I just found your great blog. You have a beautiful family. I pray your husband has a safe trip home. I know you must miss him a lot. I have really enjoyed reading your blog. I enjoy all of my blogging friends new and old. Hope you have a great day. Blessings,

Judy Merrill-Smith said...

Why is it that we believe the negative is somehow more "real" than the positive? That is such an unexamined truism of our culture. More of us are learning a different way of being. What we focus on, where our attention is -- that is where our truth lies. Why add to the negative in the world when you can be a force for the positive? Thanks for blogging, Sarah!

Kim said...

I'm so sad to think that some bloggers spoil it for the rest of us.

I had a tiny upset last year and nearly quit, but I've met so many lovely people that I'd miss them all. To meet some bloggers in real life is an extra bonus when you find that they are just the same people and have the same things in common.

It's good that Jim will be back soon, I can tell how happy you are :)

Take care hun

Kim x

clairedulalune said...

I was thinking exactly the same Sarah. I was so saddened by the recent darkness amongt some here and it disappointed me in a way.I thought I should tone down my blog? It made me wonder and pause before leaving a comment, thinking "it that too much?" "Does that sound patronising? I certainly never intend to" Basically slightly paranoid at some of the posts and some nasty nameless comments too at a time most ungracious for a few people.
I didnt sign up for all that. That's the reason i love it here, I get enough negativity in everylife regrettfully. I come here and ENJOY settling down to read blogs and catch up on every day life, real life, and no BS. Everybody is different. The only word I can find is world wide community. Im so glad you have posted this, fantastic read, every few seconds I was reading with shouts of, (picture mad Irish woman) "your right there Sarah love" and Oh my God, she is a mind reader!" On to brighter days and cougar nights with Jim! Hehehehe!(dirty laugh!)

Sheila said...

OOOPS! I meant Jim, not Jeff...(lol - make SURE 'Jeff' gets out the door before Jim comes up the driveway - chuckles) My bad!

Sarah Sullivan said...

LMAO...you will totally freak him out!! Poor guy!! ROFLMAO giggle snort

Alicia @ boylerpf said...

It is totally odd that you felt that way...perhaps I am a bit out of the loop and haven't read the comments to know the negativity. I try to tune that kind of stuff out...it tends to spread like a virus and attack any and everyone it comes in contact with. Many times, I don't read the other comments left on someones blog because I am talking to them...a one on one so to speak. If I do go to a blog and there is negativity, I tune out for that day. I love reading the wealth of information and thinking, the amazing talent, and the people that make me laugh. I feel downright depressed if I don't read some of the blogs I want to in a day. So if my comments seem smarmy to someone else..TOUGH! I mean what I say and try to say what I mean (my vernacular is lacking at times!). I'd love a good latte now and step off of my soap box!

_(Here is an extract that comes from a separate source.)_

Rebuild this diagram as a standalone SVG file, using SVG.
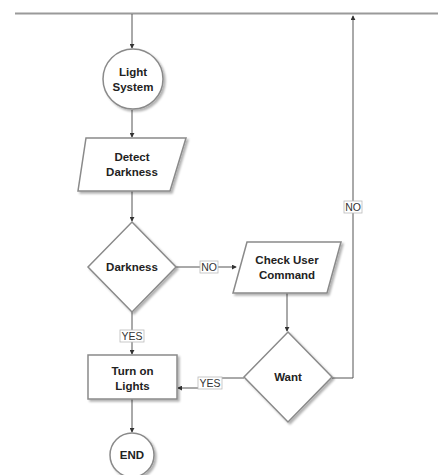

Almost forgot to add...I am so glad that Jim is coming home!!

Izzy, Emmy 'N Alexander said...

Wow, I must be out of the loop as well. People can be so mean and harsh sometimes.

I do enjoy each and every visitor who comes by. You are an inspiring blogger and I look forward to hopping over here.

I am so glad Jim will be home soon, I miss my other half when he's working as well. Have a great week, and enjoy that yummy latte!

Janice Lynne Lundy said...

I love the honesty of this post, dear one. Especially this statement:
"How is it possible to offer up kindness and concern to another and have that considered worthless and in not genuine? When I take the time to go to someone's blog and post a comment - I mean what I say. I suspect for the very large part of us here, you do to!" You and I are cut from the same cloth.

This is what I do and always mean it or I do not say anything at all. I actually use it for fodder for spiritual practice. I assess how open or closed my heart is. Thought, truthfully, this doesn't happen very often because I frequent blogs that exude kindness, because I think that is the only reason we are here...to be kind to one another. Really!